Problem statement
Repeat the data word for word. Do not include the pictures.

* Start Exercise data *

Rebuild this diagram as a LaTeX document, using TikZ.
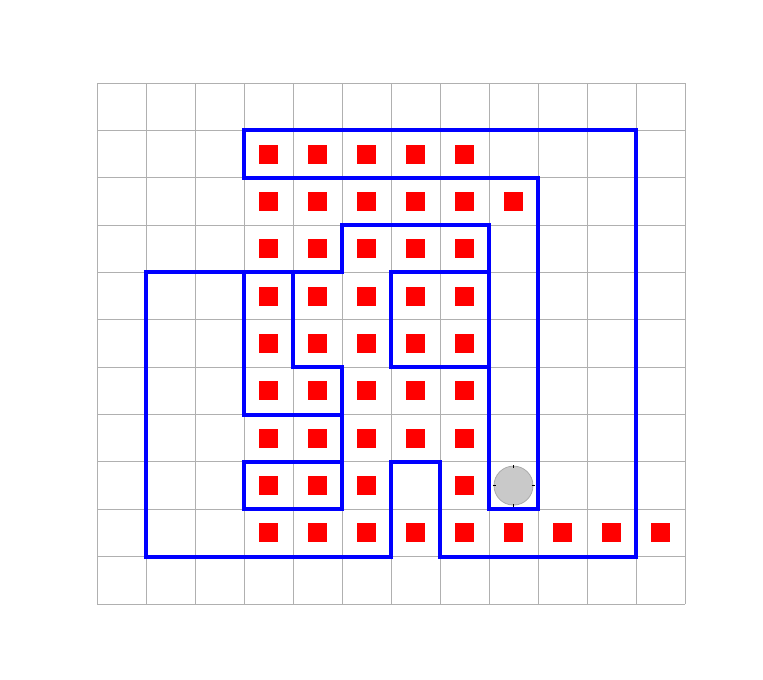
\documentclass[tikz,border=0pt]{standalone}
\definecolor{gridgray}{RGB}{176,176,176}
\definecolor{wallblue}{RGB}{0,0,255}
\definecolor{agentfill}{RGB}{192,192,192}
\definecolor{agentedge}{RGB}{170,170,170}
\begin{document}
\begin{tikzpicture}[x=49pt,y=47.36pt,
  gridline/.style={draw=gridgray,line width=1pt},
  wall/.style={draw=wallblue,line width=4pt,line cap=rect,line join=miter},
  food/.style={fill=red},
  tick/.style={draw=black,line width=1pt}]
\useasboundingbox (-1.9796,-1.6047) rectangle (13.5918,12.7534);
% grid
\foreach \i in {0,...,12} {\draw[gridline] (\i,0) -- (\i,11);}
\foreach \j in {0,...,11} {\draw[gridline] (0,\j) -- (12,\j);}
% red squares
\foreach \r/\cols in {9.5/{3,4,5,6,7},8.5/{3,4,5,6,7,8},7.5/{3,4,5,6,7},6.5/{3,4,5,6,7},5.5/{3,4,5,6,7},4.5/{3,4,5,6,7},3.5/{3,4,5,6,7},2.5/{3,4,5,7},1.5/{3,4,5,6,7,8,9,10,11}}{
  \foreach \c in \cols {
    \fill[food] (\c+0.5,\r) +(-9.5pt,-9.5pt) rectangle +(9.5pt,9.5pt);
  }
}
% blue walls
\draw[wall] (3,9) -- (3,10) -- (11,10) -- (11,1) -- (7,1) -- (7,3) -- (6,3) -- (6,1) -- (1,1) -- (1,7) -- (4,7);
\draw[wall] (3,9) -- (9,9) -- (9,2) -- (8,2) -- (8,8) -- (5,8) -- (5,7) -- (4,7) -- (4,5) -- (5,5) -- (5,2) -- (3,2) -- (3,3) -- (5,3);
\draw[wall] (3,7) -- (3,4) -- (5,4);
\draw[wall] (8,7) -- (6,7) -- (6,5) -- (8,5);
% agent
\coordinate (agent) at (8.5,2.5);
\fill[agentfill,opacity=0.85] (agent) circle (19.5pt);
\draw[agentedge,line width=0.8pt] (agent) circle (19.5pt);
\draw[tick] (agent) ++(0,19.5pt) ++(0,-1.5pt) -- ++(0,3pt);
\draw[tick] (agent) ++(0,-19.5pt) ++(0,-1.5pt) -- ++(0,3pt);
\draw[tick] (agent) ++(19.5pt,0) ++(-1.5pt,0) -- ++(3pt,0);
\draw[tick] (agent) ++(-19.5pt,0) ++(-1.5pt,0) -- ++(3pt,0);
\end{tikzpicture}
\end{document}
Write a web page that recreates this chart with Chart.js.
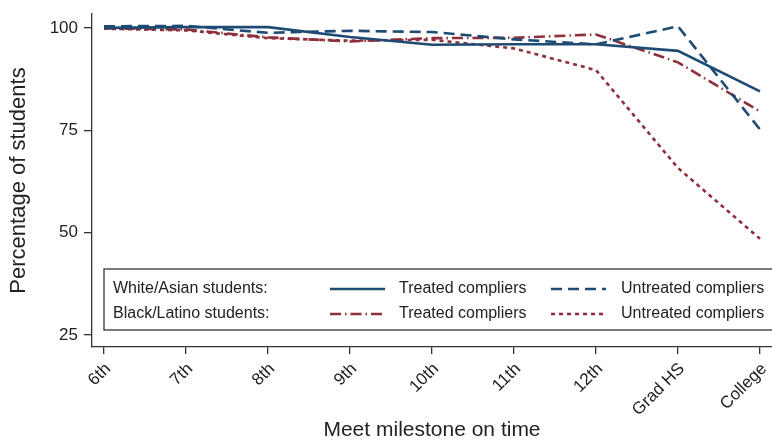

* End Exercise data *

Solution for this exercise
Rebuild this diagram as a LaTeX document, using TikZ.
\documentclass[tikz,border=0pt]{standalone}
\definecolor{gridgray}{RGB}{176,176,176}
\definecolor{wallblue}{RGB}{0,0,255}
\definecolor{agentfill}{RGB}{192,192,192}
\definecolor{agentedge}{RGB}{170,170,170}
\begin{document}
\begin{tikzpicture}[x=49pt,y=47.36pt,
  gridline/.style={draw=gridgray,line width=1pt},
  wall/.style={draw=wallblue,line width=4pt,line cap=rect,line join=miter},
  food/.style={fill=red},
  tick/.style={draw=black,line width=1pt}]
\useasboundingbox (-1.9796,-1.6047) rectangle (13.5918,12.7534);
% grid
\foreach \i in {0,...,12} {\draw[gridline] (\i,0) -- (\i,11);}
\foreach \j in {0,...,11} {\draw[gridline] (0,\j) -- (12,\j);}
% red squares
\foreach \r/\cols in {9.5/{3,4,5,6,7},8.5/{3,4,5,6,7,8},7.5/{3,4,5,6,7},6.5/{3,4,5,6,7},5.5/{3,4,5,6,7},4.5/{3,4,5,6,7},3.5/{3,4,5,6,7},2.5/{3,4,5,7},1.5/{3,4,5,6,7,8,9,10,11}}{
  \foreach \c in \cols {
    \fill[food] (\c+0.5,\r) +(-9.5pt,-9.5pt) rectangle +(9.5pt,9.5pt);
  }
}
% blue walls
\draw[wall] (3,9) -- (3,10) -- (11,10) -- (11,1) -- (7,1) -- (7,3) -- (6,3) -- (6,1) -- (1,1) -- (1,7) -- (4,7);
\draw[wall] (3,9) -- (9,9) -- (9,2) -- (8,2) -- (8,8) -- (5,8) -- (5,7) -- (4,7) -- (4,5) -- (5,5) -- (5,2) -- (3,2) -- (3,3) -- (5,3);
\draw[wall] (3,7) -- (3,4) -- (5,4);
\draw[wall] (8,7) -- (6,7) -- (6,5) -- (8,5);
% agent
\coordinate (agent) at (8.5,2.5);
\fill[agentfill,opacity=0.85] (agent) circle (19.5pt);
\draw[agentedge,line width=0.8pt] (agent) circle (19.5pt);
\draw[tick] (agent) ++(0,19.5pt) ++(0,-1.5pt) -- ++(0,3pt);
\draw[tick] (agent) ++(0,-19.5pt) ++(0,-1.5pt) -- ++(0,3pt);
\draw[tick] (agent) ++(19.5pt,0) ++(-1.5pt,0) -- ++(3pt,0);
\draw[tick] (agent) ++(-19.5pt,0) ++(-1.5pt,0) -- ++(3pt,0);
\end{tikzpicture}
\end{document}
Write a web page that recreates this chart with Chart.js.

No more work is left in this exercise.